Arrival has the courage to be a sci-fi movie about the mind-bending effects of language, a heady theme presented with a welcome avoidance of apocalyptic special-effects.
The movie's main character is a linguist who finds herself in the middle of a frantic effort to understand the language of aliens who have parked 12 oval-shaped, 1,500-foot high vehicles on various portions of the globe.
Taken from author Ted Chiang's Story of Your Life, Arrival ponders the idea that language dominates perception. Fair enough, but what if we were encountering aliens? How would we grasp their written language if it were conveyed in odd looking symbols that resembled a cross between Christmas wreaths and an unidentified form of insect life?

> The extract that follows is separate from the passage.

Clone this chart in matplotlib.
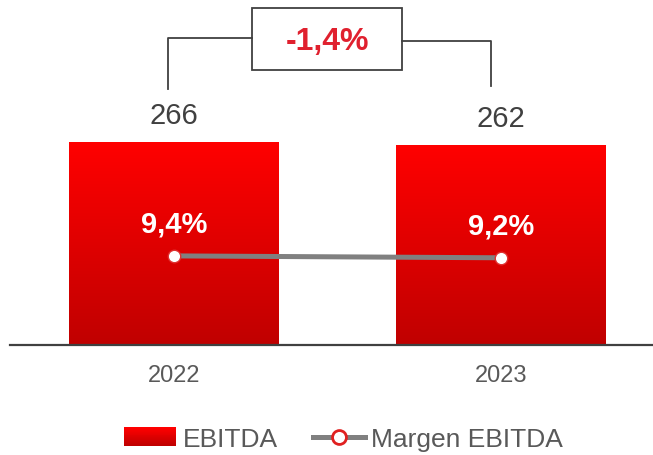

Amy Adams plays Dr. Louise Banks, the academic charged with solving this puzzle. When we meet Dr. Banks, she's mired in grief for a daughter who recently died of cancer.
On what seems to be a normal morning, Dr. Banks arrives at her class only to find it almost empty. It quickly becomes apparent that Dr. Banks's students -- like everyone else on the planet -- have become transfixed by the arrival of alien crafts, a boon to the 24/7 news cycle, as if it needed one in the age of Trump.
An army colonel (Forest Whitaker) soon shows up to enlist Dr. Banks's help in talking to the aliens. The major question: Why have they arrived?
Dr. Banks insists that she can't tell anything from the colonel's recording of alien sounds; she needs direct contact with the aliens if she's to make sense of their language.
Director Denis Villeneuve (Sicario, Incendies) makes any number of smart choices, the most important of which involves early exposure to the aliens, octopus-like creatures referred to by earthlings as heptapods. Villeneuve seems less interested in how creatures from other worlds might look than in how we might talk to them.
To begin her work, Dr. Banks -- and others -- enter the craft and approach the aliens, who remain behind a transparent barrier. To reach the aliens, the anxious earthlings must walk through the vessel's tunnel-like approach where gravity goes topsy turvy. Eventually, the aliens emerge from a smokey haze.
The aliens communicate with deep sounds that evoke images of lonely whales or perhaps a wounded moose. They write by squirting inky figures from tentacles that splay and open like flowers. How exactly Dr. Banks determines how to read these figures isn't spelled out with much detail.
Effects aside, the movie depends heavily on Adams performance and on Villeneuve's willingness to avoid overstatement.
Adams gives Dr. Banks a sense of reserve that makes it clear that she's on a two-fold journey -- one having to do with communicating with the aliens; the other relating to coming to terms with grief. Accepting life means also accepting that all lives must end.
Dr. Banks works with a theoretical physicist (a subdued Jeremy Renner). Renner doesn't have much to do aside from occasionally asking Dr. Banks whether she's holding up under the strain of it all.
Jenner's Ian Donnelly doesn't know that Dr. Banks is having what are presented as unsettling flashbacks to moments she shared with her daughter; Villeneuve smartly hides the meaning of those flashbacks until the movie's intellectually trippy ending, which involves the way language influences our perception of time.
Simultaneously spectral and down-to-earth, Arrival casts a hypnotic spell, but that doesn't mean it achieves perfection.
In case the arrival of aliens on Earth weren't enough for one movie, the screenplay by Eric Heisserer adds a drearily familiar clash between scientists and the military.
A Chinese General (Tzi Ma) grows weary of trying to talk to the aliens and issues an ultimatum. Either leave in 24 hours or be attacked.
Can Dr. Banks discover the key to alien intentions before General Shang destroys the possibility for communication? Will the movie's resident CIA agent (Michael Stuhlbarg) stop Dr. Banks from finding a peaceful resolution to the conflict?
At its best, Arrival does what only movies can accomplish; it transports us into a reality that feels strange, unfamiliar and urgently important.
But it also can deflate such feelings with plot elements that undermine the movie's interest in the nature of time, the power of language and the gap between intellectual knowledge and emotional realization.
Still, those elements are there, and they make Arrival sci-fi with a difference: It's at least trying to be smart.